Highly efficient tunable broadband terahertz polarizers based on a graphene metasurface

Abstract

Ultrathin tunable broadband terahertz transmission mode linear-to-circular polarizers are proposed and numerically validated. Each structure consists of a dielectric substrate with slotted graphene patches on one or both sides of the substrate. Both polarizers yield tunable broadband conversion with large transmission coefficients in terahertz frequency range. Compared to the previous polarizers, the proposed structure with a single-layer of graphene patches exhibits a 120% larger fractional bandwidth and 60% larger transmittance. The polarizer with two layers of graphene patches features a 138% larger fractional bandwidth and 25% larger transmittance, compared to the previous polarizers, with excellent axial ratio. The tuning frequency range for the proposed single- and double-layer structures is (2.4 to 4.9) and (1.8 to 5.8) THz, respectively.
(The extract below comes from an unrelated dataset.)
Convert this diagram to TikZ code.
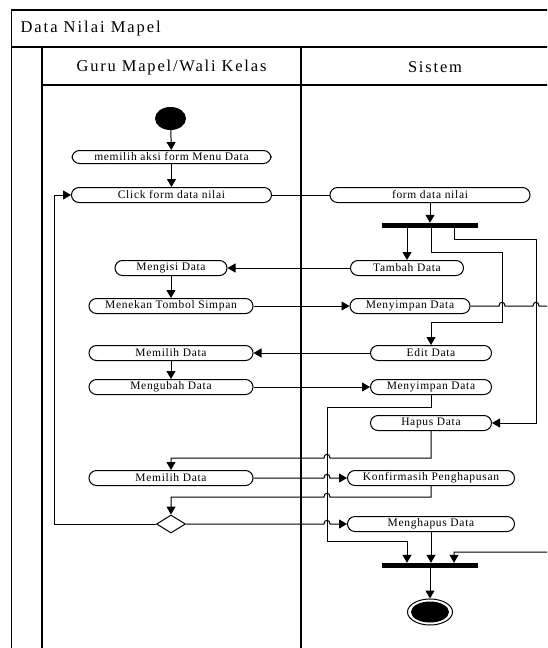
\documentclass[tikz,border=0pt]{standalone}
\usepackage{fontspec}
\setmainfont{Liberation Serif}[LetterSpace=6]
\newfontfamily\titlefont{Liberation Serif}[LetterSpace=12]
\newfontfamily\lanefont{Liberation Serif}[LetterSpace=11]
\usepackage{tikz}
\usetikzlibrary{arrows.meta,shapes.geometric}

\tikzset{
  action/.style={draw, line width=1pt, rounded corners=7.5pt, minimum height=15pt, inner sep=0pt, font=\fontsize{11.5}{12}\selectfont},
  syncbar/.style={fill=black, minimum width=96pt, minimum height=5pt, inner sep=0pt},
  flow/.style={line width=1pt, -{Triangle[length=8pt,width=9pt]}},
  plainline/.style={line width=1pt},
  laneline/.style={line width=1.1pt},
}

\begin{document}
\begin{tikzpicture}[x=1pt, y=-1pt]
\clip (0,0) rectangle (547,648);
\fill[white] (0,0) rectangle (547,648);
\draw[laneline] (11.5,660) -- (11.5,10) -- (580,10);
\draw[laneline] (11.5,47) -- (580,47);
\draw[laneline] (42,660) -- (42,47);
\draw[laneline] (42,85) -- (580,85);
\draw[laneline] (301,47) -- (301,660);
\node[anchor=west, font=\titlefont\fontsize{16.5}{18}\selectfont] (title) at (17,29) {Data Nilai Mapel};
\node[font=\lanefont\fontsize{16.5}{18}\selectfont] (guruLane) at (171.5,67.5) {Guru Mapel/Wali Kelas};
\node[font=\lanefont\fontsize{16.5}{18}\selectfont] (sistemLane) at (435,67.5) {Sistem};

\node[ellipse, fill=black, minimum width=31pt, minimum height=23pt, inner sep=0pt] (start) at (170.5,118.5) {};
\node[action, minimum width=199pt, minimum height=13pt] (pilihMenu) at (171.5,157) {memilih aksi form Menu Data};
\node[action, minimum width=200pt] (clickForm) at (171.5,195) {Click form data nilai};
\node[action, minimum width=200pt] (formNilai) at (430,195) {form data nilai};
\node[syncbar] (fork) at (430,225.5) {};
\node[action, minimum width=113pt] (tambah) at (407,268) {Tambah Data};
\node[action, minimum width=112pt] (mengisi) at (171,268) {Mengisi Data};
\node[action, minimum width=164pt] (menekan) at (171,306) {Menekan Tombol Simpan};
\node[action, minimum width=120pt] (simpanTambah) at (410,306) {Menyimpan Data};
\node[action, minimum width=121pt] (edit) at (431,353) {Edit Data};
\node[action, minimum width=164pt] (pilihEdit) at (171,353) {Memilih Data};
\node[action, minimum width=164pt] (mengubah) at (171,387) {Mengubah Data};
\node[action, minimum width=121pt] (simpanEdit) at (431,387) {Menyimpan Data};
\node[action, minimum width=121pt] (hapus) at (431,423) {Hapus Data};
\node[action, minimum width=164pt] (pilihHapus) at (171,478) {Memilih Data};
\node[action, minimum width=167pt] (konfirmasi) at (431,478) {Konfirmasih Penghapusan};
\node[diamond, draw, line width=1pt, minimum width=29pt, minimum height=18pt, inner sep=0pt] (cek) at (171,524) {};
\node[action, minimum width=167pt] (menghapus) at (431,524) {Menghapus Data};
\node[syncbar] (join) at (430,565.5) {};
\node[ellipse, draw, line width=1pt, minimum width=45pt, minimum height=26pt] (finish) at (430,612) {};
\node[ellipse, fill=black, minimum width=38pt, minimum height=21pt, inner sep=0pt] (finishDot) at (finish) {};

\draw[flow] (start) -- (pilihMenu);
\draw[flow] (pilihMenu) -- (clickForm);
\draw[plainline] (clickForm) -- (formNilai);
\draw[flow] (formNilai) -- (fork);
\draw[flow] (fork.south -| tambah) -- (tambah);
\draw[flow] (fork.south -| edit) -- (431,252) -- (502,252) -- (502,322) -- (431,322) -- (edit);
\draw[flow] ([xshift=24pt]fork.south) -- (454,239) -- (536,239) -- (536,423) -- (hapus);
\draw[flow] (tambah) -- (mengisi);
\draw[flow] (mengisi) -- (menekan);
\draw[flow] (menekan) -- (simpanTambah);
\draw[flow] (simpanTambah) -- (499,306) .. controls (499,301) and (505,301) .. (505,306)
  -- (533,306) .. controls (533,301) and (539,301) .. (539,306)
  -- (570,306) -- (570,552) -- (454,552) -- ([xshift=24pt]join.north);
\draw[flow] (edit) -- (pilihEdit);
\draw[flow] (pilihEdit) -- (mengubah);
\draw[flow] (mengubah) -- (simpanEdit);
\draw[flow] (simpanEdit) -- (431,407) -- (327,407) -- (327,541) -- (407,541) -- ([xshift=-23pt]join.north);
\draw[flow] (hapus) -- (431,458) -- (330,458) .. controls (330,453) and (324,453) .. (324,458) -- (171,458) -- (pilihHapus);
\draw[flow] (pilihHapus) -- (324,478) .. controls (324,473) and (330,473) .. (330,478) -- (konfirmasi);
\draw[flow] (konfirmasi) -- (431,497) -- (330,497) .. controls (330,492) and (324,492) .. (324,497) -- (171,497) -- (cek);
\draw[flow] (cek) -- (324,524) .. controls (324,519) and (330,519) .. (330,524) -- (menghapus);
\draw[flow] (cek) -- (54,524) -- (54,195) -- (clickForm);
\draw[flow] (menghapus) -- (menghapus |- join.north);
\draw[flow] (join) -- (finish);
\end{tikzpicture}
\end{document}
The tuning is achieved by varying the graphene Fermi energy (chemical potential) from 0.2 to 1 eV, by the application of a DC bias voltage. Moreover, the polarization conversion performance is well maintained under oblique incidence condition, over a wide range of incident angles up to 70°. The size of the square-shaped unit cell is λ0/10, much smaller than the free-space wavelength of the incident waves, λ 0 , while the thickness is λ0/22. With the above features, the present work offers a further step in developing controllable polarization converters with potential applications in imaging, sensing, and communications.